#1 Mistake That Gets Students Rejected from College
I once had a call with the parent of a 12th grader who had not gotten into a single college.
So I asked the obvious question: where did she apply?
The answer: four Ivy League schools, UChicago, and Georgia Tech.
That was it. No real targets. No strategic backup plan. Just six of the most competitive schools in the country, for engineering or computer science.
Then I asked about the numbers.
Then we looked at the numbers. A 3.7 GPA. A 1410 SAT. C math grades. Applying to some of the most statistics-sensitive majors in the world.
Because the student had done impressive things. Research. A patent. Shadowed a CEO. However, it was obvious that it was from family contacts. The family perhaps didn’t assume that colleges would notice or care if they were nepotism wins.
The mistake wasn’t the GPA or the C in Calculus. The mistake was the number one way to tank an application:
Arrogance.
Arrogance does not always sound like bragging. Sometimes it sounds like, “But my child is special.” Sometimes it sounds like, “She deserves better.”
She does deserve better. No student deserves to want to apply to college and not get into a single one; however, not every student deserves to go to an Ivy League college either.
I am not in the business of crushing teenagers. I am in the business of protecting them.
But for engineering and CS, math grades and test scores are not decorative. They are the spine of the application. A 1410 SAT and weak math grades make an Ivy League engineering admit practically impossible.
There are thousands of brilliant students applying to those same programs with exceptional research, exceptional essays, 1550+ scores, near-perfect grades, brutal course rigor, and math records that scream, “I can survive this program.”
Arrogance Destroys College Lists
Where you apply must be a mix of big dreams and thick safety nets.
Bad things happen when a family decides a student is “too good” for certain schools. They treat excellent colleges as beneath them. They build a list based on prestige and bumper stickers instead of strategy.

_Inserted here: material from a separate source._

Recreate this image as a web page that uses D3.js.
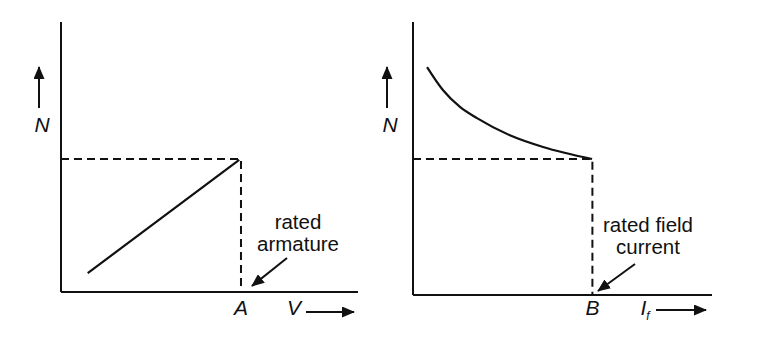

If your entire list depends on elite colleges recognizing your child’s secret brilliance, you do not have a college list. You have a prayer circle.
And listen, I love ambition. I live in California, where crystals and manifesting are basically everywhere.
I want students to apply to dream schools. I want them to take the big swing. But a big swing is not the same thing as walking into admissions season as Harvard owes you rent.
The Best Students Are Humble
My students who get into the most selective schools almost never expect it. They are often shocked. Often, I’m not! My job is to recognize their talent.
They didn't walk around announcing their own greatness; they were too busy trying to become greater.
The strongest students are not usually saying, “I am so impressive.” They are asking, “How can I be better?”
Colleges do not just want accomplished students. They want students with hunger, humility, curiosity, and momentum. They want students who are still becoming.
Arrogance Ruins Activities
The issue is not whether the kid is accomplished, but whether they are overly satisfied with their accomplishments. Too many students think an activity is impressive because it sounds impressive. They rely on the label instead of the work.
That is arrogance.
Often, they focus on a public-facing thing that sounds good on a resume but isn’t actually as deep as what a college is looking for.
You see this in a student who says, “I founded a nonprofit,” but cannot explain who it helped, what problem it solved, how many people it reached, or what changed because of it.
Arrogance Can Tank Your Essays
This is the easiest way to destroy your application. Even a student with perfect statistics will be rejected if they sound like a smug, self-satisfied snob.
The essay is the closest thing most colleges get to an interview. It is where they ask, “Who is this person when they are not reduced to grades, scores, and bullet points?”
They reject kids who sound smug, braggy, shallow, careless, or self-impressed. I, more than anyone, advocate that statistics are not the be-all and end-all of your competitiveness. However, arrogance bleeds through everything, and the sparkle that a true, beautiful essay has requires vulnerability and character.
Self-awareness is the best characteristic you can show in a college essay. Cornell doesn’t want you to prove you’re brilliant; they want you to prove you’re the approachable student who the kid next to you won’t be afraid to ask for the notes when they have the flu.
The best essays come from students who were willing to be specific, honest, strange, funny, and flawed.
Confidence Is Not the Problem
I want students to know they are talented. I want them to apply to ambitious schools and stop shrinking themselves to make other people comfortable.
That dad was loving, panicked, proud, and genuinely convinced his daughter had been underestimated. That part is human.
He wasn’t arrogant because he believed his daughter was special.
He was arrogant because he believed her specialness exempted her from the rules of selectivity, major fit, and good grades.
Loving someone means believing in them and being honest with them. That’s why I choose to love my students honestly.